Guatemala receives $250 million for climate change

IDB helps strengthen the Guatemalan government's capacity for climate change mitigation and adaptation

The Inter-American Development Bank (IDB) approved $250 million in financing to help Guatemala's government prepare, supervise, strengthen and monitor its national climate change agenda and to develop an institutional framework for the plan's implementation.

The project will lead to the establishment of the Interagency Commission of Climate Change, the issuance of a national climate change policy and the creation of climate change units in the Ministries of Finance (MINFIN) and Environment and Natural Resources (MARN). It will also help to create a National Policy for Disaster Risk Reduction that addresses the climate change variable. Disaster risk management will subsequently be incorporated in the 2012 working plans of several ministries.

In the area of mitigation, a methodology will be developed for offsetting greenhouse gas emissions using the principles of the UN Intergovernmental Panel on Climate Change. The program also includes a pilot project for energy efficiency and environmental measures for execution at MINFIN.

Adaptation is particularly important for Guatemala, one of the 10 countries most vulnerable to climate change in the world. It is also the fourth most vulnerable to natural disasters, according to the United Nations. So far this year Guatemala has been affected by the eruption of the Pacaya volcano, tropical storm Agatha, and the wettest rainy season of the last 60 years. These events have claimed 235 lives, forced the evacuation of 208,000 people, destroyed nearly 15,000 dwellings, caused major damage to road, educational and sanitation infrastructure, and threatened the food security of thousands of families. The government began to address the challenges of climate change in 1998. It has just completed preparation of a national policy on climate change.

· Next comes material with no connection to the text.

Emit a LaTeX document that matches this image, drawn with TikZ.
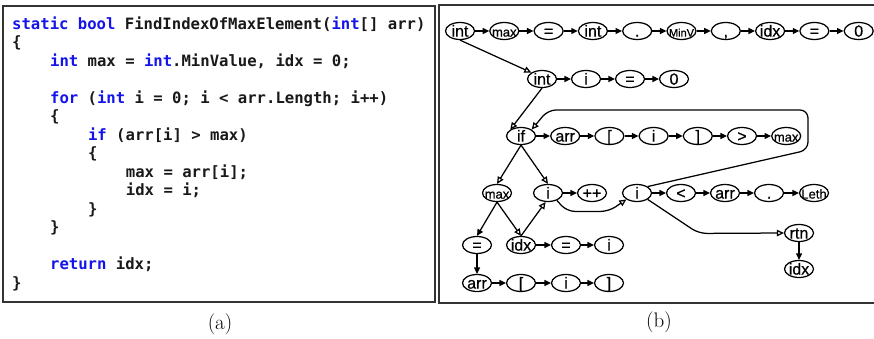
\documentclass[tikz,border=0pt]{standalone}
\usepackage{fontspec}
\usepackage{tikz}
\usetikzlibrary{shapes.geometric,arrows.meta}
\newfontfamily\codefont{DejaVu Sans Mono}
\newfontfamily\tokfont{Liberation Sans}[FakeBold=0.6]
\definecolor{kwblue}{RGB}{20,20,235}
\newcommand{\kw}[1]{\textcolor{kwblue}{#1}}
\newcommand{\sm}[1]{{\fontsize{13}{13}\selectfont #1}}
\newcommand{\xs}[1]{{\fontsize{11}{11}\selectfont #1}}
\frenchspacing

\begin{document}
\begin{tikzpicture}
      [   x=1pt,y=-1pt,
          code/.style={anchor=base west,inner sep=0pt,text=black!90,font=\codefont\bfseries\fontsize{15.6}{18}\selectfont},
          tok/.style={draw=black,ellipse,line width=1.25pt,minimum width=29pt,minimum height=17pt,inner sep=0pt,
                      text height=11.2pt,text depth=0pt,font=\tokfont\fontsize{16}{16}\selectfont,
                      execute at begin node={\hbox to 0pt\bgroup\hss},execute at end node={\hss\egroup}},
          nxt/.style={line width=1.25pt,-{Triangle[length=6.5pt,width=6pt]}},
          ctl/.style={line width=1.25pt,-{Triangle[open,length=7pt,width=6.5pt]}},
          panel/.style={draw=black!80,line width=1.2pt},
          caption/.style={font=\rmfamily\fontsize{21}{22}\selectfont},
      ]
          \useasboundingbox (0,0) rectangle (874,339);
          % the two panels
          \draw[panel] (3,6) rectangle (435,302);
          \draw[panel] (439,5) rectangle (880,303);
          \node[caption] (capA) at (220,324) {(a)};
          \node[caption] (capB) at (659,322) {(b)};

          % (a) the source code
          \foreach \n/\c/\t in {1/0/{\kw{static} \kw{bool} FindIndexOfMaxElement(\kw{int}[] arr)},
                               2/0/{\{},
                               3/4/{\kw{int} max = \kw{int}.MinValue, idx = 0;},
                               5/4/{\kw{for} (\kw{int} i = 0; i < arr.Length; i++)},
                               6/4/{\{},
                               7/8/{\kw{if} (arr[i] > max)},
                               8/8/{\{},
                               9/12/{max = arr[i];},
                               10/12/{idx = i;},
                               11/8/{\}},
                               12/4/{\}},
                               14/4/{\kw{return} idx;},
                               15/0/{\}}}
          {   \node[code] (code-\n) at ({12+9.48*\c},{29.3+18.5*(\n-1)}) {\t};
          }

          % (b) the token graph
          \foreach \t [count=\k] in {int,\sm{max},=,int,.,\xs{MinV},{,},idx,=,0}
          {   \node[tok] (r1-\k) at ({460+44.3*(\k-1)},31) {\t};
          }
          \foreach \t [count=\k] in {int,i,=,0}
          {   \node[tok] (r2-\k) at ({542+44*(\k-1)},79) {\t};
          }
          \foreach \t [count=\k] in {if,arr,{[},i,{]},>,\sm{max}}
          {   \node[tok] (r3-\k) at ({521+44.2*(\k-1)},136) {\t};
          }
          \foreach \x/\t [count=\k] in {497/\sm{max},548/i,592/++,637/i,681/<,725/arr,769/.,814/\sm{Leth}}
          {   \node[tok] (r4-\k) at (\x,193) {\t};
          }
          \foreach \x/\t [count=\k] in {477/=,521/idx,566/=,609/i}
          {   \node[tok] (r5-\k) at (\x,245) {\t};
          }
          \foreach \x/\t [count=\k] in {477/arr,521/{[},566/i,609/{]}}
          {   \node[tok] (r6-\k) at (\x,283) {\t};
          }
          \node[tok] (rtn) at (799,233) {rtn};
          \node[tok] (rtn-idx) at (799,269) {idx};

          % next-token edges
          \foreach \k [remember=\k as \j (initially 1)] in {2,...,10} \draw[nxt] (r1-\j) -- (r1-\k);
          \foreach \k [remember=\k as \j (initially 1)] in {2,...,4} \draw[nxt] (r2-\j) -- (r2-\k);
          \foreach \k [remember=\k as \j (initially 1)] in {2,...,7} \draw[nxt] (r3-\j) -- (r3-\k);
          \foreach \k [remember=\k as \j (initially 4)] in {5,...,8} \draw[nxt] (r4-\j) -- (r4-\k);
          \foreach \k [remember=\k as \j (initially 2)] in {3,4} \draw[nxt] (r5-\j) -- (r5-\k);
          \foreach \k [remember=\k as \j (initially 1)] in {2,...,4} \draw[nxt] (r6-\j) -- (r6-\k);
          \draw[nxt] (r4-2) -- (r4-3);
          \draw[nxt] (r4-1.south) -- (r5-1.north);
          \draw[nxt] (r5-1) -- (r6-1);
          \draw[nxt] (rtn) -- (rtn-idx);

          % control-flow edges
          \coordinate (loopA) at (808,150);
          \coordinate (loopB) at (808,110);
          \coordinate (loopC) at (548,110);
          \draw[ctl] (r1-1.south) -- (r2-1.north west);
          \draw[ctl] (r2-1.south) -- (r3-1.north west);
          \draw[ctl] (r3-1.south) -- (r4-1.north);
          \draw[ctl] (r3-1.south) -- (r4-2.north);
          \draw[ctl] (r4-1.south) -- (r5-2.north);
          \draw[ctl] (r5-2.north) -- (r4-2.-105);
          \draw[ctl,rounded corners=8pt] (r4-2.-40) -- ++(10,11) -- ++(42,0) -- (r4-4.south west);
          \draw[ctl,rounded corners=8pt] (r4-4.north east) -- (loopA) -- (loopB) -- (loopC) -- (r3-1.north east);
          \draw[ctl,rounded corners=8pt] (r4-4.south east) -- ++(51,34) -- (rtn.west);
\end{tikzpicture}
\end{document}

This programmatic policy-based operation will be disbursed in four tranches, the first of $100 million and the other three of $50 million each over a total of 18 months. It will be accompanied by a parallel technical assistance package. MINFIN will be the program's executing agency.

The IDB financing consists of a $213.2 million loan for 20 years with a variable interest rate based on LIBOR, a $29.4 million loan for 30 years with a fixed interest rate, and a $7.4 million concessional loan for 40 years with a 0.25 percent annual interest rate.